39th Convention, Northeast Modern Language Association (NeMLA)
April 10-13, 2008
Buffalo, New York
This panel proposes to examine the modernist cultural production of marginal territories falling outside the Paris-London-New York nexus. While contemporary criticism has emphasized the global dynamics of modernist aesthetics, dominant understandings of modernist internationalism seldom do away with the preponderance of Anglo-French models of cosmopolitanism, whose encounters with non-Western cultures more often than not reproduced imperialist, orientalist dynamics. We will investigate alternative forms of engagement with modernism on the part of marginalized artists, in particular in a colonial context dominated by exclusive concepts of Eurocentric modernity.
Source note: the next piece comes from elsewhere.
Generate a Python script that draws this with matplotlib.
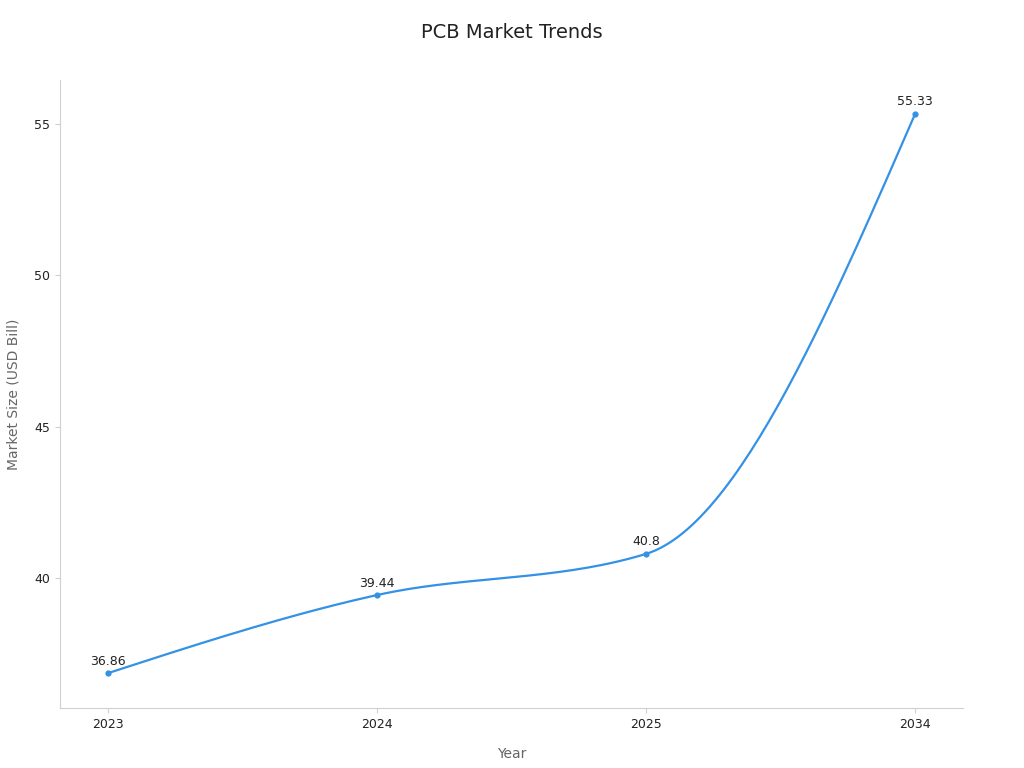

How did marginalized cultural production from the colonies undermine the imperialist patterns of appropriation of “primitive” art and culture by mainstream modernism? In what forms did vernacular modernisms, which distanced themselves from the mere imitation of Euro-American models, emerge? How did these alternative understandings of modernity engage with issues of cultural difference on the global level? How do their contributions help (re)conceptualize the relations, contradictions, and genealogies of modernism and the modern? To what extent does their critical focus on the vernacular provide a revision of modernism that would successfully reflect the ever-shifting global dynamics of the concept?